## PROBLEM DETAILS
Return nothing but the lines from the one with "Convert this chart" through the one with "import seaborn as sns" in the data below, word for word and without pictures.

## RECORDS SHOWN
--- Start ---
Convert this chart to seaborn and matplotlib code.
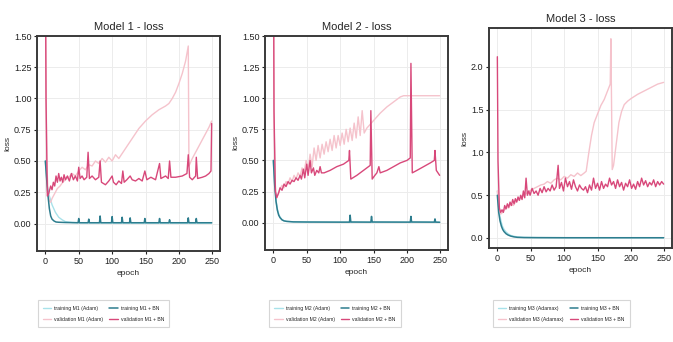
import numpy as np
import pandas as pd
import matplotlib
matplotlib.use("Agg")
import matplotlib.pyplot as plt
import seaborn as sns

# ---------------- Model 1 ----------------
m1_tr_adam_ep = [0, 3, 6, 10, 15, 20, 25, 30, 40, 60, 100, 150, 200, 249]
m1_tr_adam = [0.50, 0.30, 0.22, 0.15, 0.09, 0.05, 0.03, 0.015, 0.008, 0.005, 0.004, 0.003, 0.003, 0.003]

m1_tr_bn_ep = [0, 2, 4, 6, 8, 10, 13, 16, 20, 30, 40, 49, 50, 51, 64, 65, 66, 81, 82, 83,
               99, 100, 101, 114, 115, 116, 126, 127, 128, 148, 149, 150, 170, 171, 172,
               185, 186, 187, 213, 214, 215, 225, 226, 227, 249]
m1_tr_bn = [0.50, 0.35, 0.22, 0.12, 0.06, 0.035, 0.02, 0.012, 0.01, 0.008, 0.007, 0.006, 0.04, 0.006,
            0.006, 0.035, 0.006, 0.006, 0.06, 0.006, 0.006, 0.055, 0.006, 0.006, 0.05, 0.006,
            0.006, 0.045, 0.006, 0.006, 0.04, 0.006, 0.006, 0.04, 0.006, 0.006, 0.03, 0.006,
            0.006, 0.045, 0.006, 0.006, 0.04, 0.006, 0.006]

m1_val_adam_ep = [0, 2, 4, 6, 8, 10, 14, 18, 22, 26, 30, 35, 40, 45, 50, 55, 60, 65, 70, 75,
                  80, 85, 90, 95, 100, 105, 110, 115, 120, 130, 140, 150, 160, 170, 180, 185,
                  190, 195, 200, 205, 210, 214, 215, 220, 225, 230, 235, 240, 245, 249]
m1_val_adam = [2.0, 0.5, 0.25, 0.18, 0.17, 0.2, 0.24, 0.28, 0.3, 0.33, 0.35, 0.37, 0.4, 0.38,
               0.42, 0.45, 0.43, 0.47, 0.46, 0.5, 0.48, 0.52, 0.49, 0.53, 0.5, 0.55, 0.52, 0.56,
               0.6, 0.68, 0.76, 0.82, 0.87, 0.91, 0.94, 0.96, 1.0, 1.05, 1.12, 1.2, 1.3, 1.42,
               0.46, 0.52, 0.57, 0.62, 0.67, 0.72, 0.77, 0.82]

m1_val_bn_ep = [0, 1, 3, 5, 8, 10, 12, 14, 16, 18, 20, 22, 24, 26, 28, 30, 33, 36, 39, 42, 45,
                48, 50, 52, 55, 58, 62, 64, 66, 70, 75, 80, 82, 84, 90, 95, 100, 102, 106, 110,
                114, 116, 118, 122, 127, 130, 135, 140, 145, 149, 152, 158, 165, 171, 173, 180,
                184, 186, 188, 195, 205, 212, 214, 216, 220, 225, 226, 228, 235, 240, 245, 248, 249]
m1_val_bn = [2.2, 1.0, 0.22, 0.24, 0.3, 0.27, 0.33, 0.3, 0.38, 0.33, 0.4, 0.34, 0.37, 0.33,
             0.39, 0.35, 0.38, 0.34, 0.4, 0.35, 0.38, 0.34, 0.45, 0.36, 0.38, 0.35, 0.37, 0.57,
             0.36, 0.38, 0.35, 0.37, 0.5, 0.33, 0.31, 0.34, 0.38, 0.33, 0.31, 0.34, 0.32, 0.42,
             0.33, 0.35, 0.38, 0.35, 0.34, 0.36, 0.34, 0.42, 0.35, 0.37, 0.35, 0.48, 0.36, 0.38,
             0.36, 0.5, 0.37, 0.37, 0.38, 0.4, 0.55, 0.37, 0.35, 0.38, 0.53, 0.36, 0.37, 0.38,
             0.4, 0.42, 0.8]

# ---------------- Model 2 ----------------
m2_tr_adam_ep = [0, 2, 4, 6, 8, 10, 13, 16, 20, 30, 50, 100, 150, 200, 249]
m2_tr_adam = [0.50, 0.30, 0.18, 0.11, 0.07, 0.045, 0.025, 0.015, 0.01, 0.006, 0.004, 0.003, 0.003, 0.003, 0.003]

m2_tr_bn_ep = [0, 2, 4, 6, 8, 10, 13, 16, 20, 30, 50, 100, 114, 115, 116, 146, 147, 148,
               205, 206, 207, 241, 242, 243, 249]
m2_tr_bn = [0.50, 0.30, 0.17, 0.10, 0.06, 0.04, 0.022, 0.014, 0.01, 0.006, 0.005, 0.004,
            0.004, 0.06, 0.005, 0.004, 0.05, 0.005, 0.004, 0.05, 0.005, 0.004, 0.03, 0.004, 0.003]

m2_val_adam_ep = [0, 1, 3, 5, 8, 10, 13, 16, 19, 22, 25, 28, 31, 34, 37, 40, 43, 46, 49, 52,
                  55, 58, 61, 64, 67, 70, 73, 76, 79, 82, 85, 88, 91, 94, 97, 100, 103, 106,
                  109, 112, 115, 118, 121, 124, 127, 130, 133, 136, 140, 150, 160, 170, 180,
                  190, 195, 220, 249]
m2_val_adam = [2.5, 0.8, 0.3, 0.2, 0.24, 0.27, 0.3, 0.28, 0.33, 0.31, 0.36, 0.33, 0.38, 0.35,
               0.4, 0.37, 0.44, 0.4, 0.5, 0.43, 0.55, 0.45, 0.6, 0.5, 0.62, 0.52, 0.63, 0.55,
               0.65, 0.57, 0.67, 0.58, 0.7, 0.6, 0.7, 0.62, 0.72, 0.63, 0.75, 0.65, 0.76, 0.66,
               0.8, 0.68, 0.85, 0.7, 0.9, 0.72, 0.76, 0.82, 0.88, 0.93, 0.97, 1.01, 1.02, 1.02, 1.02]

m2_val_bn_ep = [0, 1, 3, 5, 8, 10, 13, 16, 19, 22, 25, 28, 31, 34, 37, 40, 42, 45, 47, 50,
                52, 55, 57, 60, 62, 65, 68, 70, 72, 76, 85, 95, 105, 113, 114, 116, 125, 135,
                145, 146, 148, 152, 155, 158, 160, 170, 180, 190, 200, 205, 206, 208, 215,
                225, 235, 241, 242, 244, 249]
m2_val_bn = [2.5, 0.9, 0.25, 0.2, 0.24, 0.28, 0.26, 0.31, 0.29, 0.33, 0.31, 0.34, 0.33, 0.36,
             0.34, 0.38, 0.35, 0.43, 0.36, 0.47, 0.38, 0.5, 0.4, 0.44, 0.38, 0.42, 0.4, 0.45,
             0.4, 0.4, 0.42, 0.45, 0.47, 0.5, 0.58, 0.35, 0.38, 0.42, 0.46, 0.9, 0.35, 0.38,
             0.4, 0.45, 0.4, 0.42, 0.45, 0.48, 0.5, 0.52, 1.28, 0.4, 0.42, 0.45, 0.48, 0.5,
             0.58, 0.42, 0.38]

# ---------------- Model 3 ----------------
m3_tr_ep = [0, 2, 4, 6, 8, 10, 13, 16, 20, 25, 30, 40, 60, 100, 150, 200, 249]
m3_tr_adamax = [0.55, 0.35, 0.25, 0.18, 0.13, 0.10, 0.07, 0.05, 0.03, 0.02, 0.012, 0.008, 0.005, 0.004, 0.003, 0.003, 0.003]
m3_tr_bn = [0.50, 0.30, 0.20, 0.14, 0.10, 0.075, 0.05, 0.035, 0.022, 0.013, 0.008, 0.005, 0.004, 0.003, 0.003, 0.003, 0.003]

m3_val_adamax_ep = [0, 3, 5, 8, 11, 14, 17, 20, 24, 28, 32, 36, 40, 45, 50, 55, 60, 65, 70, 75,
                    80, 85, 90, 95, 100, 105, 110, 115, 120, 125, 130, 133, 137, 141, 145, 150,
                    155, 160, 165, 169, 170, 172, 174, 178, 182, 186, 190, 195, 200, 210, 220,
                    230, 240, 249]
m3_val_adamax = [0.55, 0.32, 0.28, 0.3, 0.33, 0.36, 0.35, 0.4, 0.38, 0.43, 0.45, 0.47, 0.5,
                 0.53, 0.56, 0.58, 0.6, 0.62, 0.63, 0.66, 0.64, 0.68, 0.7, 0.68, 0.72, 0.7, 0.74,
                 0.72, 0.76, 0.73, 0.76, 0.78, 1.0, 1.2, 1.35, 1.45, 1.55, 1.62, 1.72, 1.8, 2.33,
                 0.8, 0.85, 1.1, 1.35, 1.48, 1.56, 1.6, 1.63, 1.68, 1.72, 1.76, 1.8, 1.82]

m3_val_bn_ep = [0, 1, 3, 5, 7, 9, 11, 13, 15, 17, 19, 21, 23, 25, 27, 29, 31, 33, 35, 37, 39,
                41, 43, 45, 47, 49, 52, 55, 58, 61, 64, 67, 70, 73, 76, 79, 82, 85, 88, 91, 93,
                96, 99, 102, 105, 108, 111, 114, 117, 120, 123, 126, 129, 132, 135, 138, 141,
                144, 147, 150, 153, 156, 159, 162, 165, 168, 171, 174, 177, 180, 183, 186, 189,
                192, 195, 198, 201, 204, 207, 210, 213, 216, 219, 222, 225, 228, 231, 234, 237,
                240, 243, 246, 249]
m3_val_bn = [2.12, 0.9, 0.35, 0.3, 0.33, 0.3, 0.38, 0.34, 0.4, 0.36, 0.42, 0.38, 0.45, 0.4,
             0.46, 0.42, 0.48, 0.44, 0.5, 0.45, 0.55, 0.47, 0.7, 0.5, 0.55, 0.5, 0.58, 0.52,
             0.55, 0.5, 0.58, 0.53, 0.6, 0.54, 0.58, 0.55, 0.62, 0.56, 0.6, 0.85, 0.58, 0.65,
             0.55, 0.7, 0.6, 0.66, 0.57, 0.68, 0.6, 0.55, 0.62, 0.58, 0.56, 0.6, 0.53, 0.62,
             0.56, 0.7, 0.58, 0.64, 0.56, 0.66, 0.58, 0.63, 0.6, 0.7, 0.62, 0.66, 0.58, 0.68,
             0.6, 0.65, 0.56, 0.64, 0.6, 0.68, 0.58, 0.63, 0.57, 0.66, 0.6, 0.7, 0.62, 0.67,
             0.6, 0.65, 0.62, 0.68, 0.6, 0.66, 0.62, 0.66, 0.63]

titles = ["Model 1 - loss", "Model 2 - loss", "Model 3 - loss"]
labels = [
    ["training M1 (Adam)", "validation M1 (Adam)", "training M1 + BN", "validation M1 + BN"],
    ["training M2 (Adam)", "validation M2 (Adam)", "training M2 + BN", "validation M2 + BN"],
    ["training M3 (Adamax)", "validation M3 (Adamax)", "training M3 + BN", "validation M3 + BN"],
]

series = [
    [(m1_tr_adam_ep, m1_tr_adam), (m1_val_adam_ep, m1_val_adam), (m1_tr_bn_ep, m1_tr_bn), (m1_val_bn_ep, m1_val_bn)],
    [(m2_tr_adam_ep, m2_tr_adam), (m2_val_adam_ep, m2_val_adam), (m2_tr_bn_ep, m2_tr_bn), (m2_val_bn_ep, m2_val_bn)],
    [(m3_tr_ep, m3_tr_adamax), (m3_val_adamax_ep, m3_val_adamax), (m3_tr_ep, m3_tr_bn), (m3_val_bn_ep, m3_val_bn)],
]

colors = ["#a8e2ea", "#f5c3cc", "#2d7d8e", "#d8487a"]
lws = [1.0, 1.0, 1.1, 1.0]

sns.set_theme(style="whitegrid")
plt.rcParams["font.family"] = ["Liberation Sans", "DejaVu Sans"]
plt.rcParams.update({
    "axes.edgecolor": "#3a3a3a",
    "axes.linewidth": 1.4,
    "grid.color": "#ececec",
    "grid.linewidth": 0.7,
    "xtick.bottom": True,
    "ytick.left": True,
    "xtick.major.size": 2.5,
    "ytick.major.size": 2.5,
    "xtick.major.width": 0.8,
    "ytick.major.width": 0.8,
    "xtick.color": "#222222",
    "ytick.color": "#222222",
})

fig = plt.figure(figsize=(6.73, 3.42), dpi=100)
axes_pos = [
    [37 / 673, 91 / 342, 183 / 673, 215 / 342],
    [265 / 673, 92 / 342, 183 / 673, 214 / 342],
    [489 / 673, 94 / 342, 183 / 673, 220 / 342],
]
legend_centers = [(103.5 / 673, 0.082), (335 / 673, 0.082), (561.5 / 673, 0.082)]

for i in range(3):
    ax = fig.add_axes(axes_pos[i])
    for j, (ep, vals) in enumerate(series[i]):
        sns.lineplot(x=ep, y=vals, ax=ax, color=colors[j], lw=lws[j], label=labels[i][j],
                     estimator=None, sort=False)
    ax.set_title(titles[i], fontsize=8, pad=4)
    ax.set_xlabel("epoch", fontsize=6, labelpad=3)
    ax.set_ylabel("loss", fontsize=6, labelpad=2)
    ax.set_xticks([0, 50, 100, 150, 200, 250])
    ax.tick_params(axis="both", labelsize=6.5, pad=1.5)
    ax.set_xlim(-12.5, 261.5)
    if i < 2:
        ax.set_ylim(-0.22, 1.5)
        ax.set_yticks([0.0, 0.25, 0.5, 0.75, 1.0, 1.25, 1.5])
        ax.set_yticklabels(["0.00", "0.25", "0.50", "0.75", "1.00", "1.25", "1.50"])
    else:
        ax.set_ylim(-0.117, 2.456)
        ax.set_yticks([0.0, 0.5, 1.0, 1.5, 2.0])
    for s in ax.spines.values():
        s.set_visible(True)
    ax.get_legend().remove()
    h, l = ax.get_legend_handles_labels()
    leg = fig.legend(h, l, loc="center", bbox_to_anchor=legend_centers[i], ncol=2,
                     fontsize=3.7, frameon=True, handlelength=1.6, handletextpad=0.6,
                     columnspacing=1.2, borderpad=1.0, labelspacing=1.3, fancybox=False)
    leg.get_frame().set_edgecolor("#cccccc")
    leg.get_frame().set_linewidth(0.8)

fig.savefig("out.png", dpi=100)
--- End ---
--- Start ---
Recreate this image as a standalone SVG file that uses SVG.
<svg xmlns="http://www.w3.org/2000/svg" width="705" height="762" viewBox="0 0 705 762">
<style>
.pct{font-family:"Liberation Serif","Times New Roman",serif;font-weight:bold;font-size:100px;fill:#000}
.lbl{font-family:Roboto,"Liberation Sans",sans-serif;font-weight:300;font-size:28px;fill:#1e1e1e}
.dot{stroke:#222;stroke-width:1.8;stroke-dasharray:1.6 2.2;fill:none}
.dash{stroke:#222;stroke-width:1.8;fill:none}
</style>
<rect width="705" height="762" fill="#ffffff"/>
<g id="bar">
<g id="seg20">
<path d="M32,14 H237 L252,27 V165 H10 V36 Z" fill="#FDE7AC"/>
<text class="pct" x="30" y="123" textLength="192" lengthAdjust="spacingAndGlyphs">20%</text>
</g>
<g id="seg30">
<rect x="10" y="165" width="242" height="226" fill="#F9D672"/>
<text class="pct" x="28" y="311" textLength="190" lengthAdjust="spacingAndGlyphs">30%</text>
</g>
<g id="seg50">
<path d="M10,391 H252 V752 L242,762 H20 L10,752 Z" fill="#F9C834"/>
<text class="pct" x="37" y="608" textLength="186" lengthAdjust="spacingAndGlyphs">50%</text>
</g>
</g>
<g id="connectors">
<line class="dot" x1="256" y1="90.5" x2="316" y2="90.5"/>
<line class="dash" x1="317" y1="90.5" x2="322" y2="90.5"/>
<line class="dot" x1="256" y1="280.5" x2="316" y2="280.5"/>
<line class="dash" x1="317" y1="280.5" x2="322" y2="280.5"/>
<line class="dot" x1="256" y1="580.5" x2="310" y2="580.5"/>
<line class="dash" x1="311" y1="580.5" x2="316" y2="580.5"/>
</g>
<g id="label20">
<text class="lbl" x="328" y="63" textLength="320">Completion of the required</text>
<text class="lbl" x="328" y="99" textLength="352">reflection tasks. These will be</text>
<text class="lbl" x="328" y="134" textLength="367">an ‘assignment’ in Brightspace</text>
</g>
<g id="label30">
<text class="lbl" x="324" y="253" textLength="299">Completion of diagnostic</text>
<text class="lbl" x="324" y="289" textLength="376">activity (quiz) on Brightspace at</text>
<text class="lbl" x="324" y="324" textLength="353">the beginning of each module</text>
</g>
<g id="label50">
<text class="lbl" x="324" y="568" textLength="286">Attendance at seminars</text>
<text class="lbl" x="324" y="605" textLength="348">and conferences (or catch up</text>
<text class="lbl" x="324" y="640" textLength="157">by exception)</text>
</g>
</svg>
--- End ---
## FINAL ANSWER
Convert this chart to seaborn and matplotlib code.
import numpy as np
import pandas as pd
import matplotlib
matplotlib.use("Agg")
import matplotlib.pyplot as plt
import seaborn as sns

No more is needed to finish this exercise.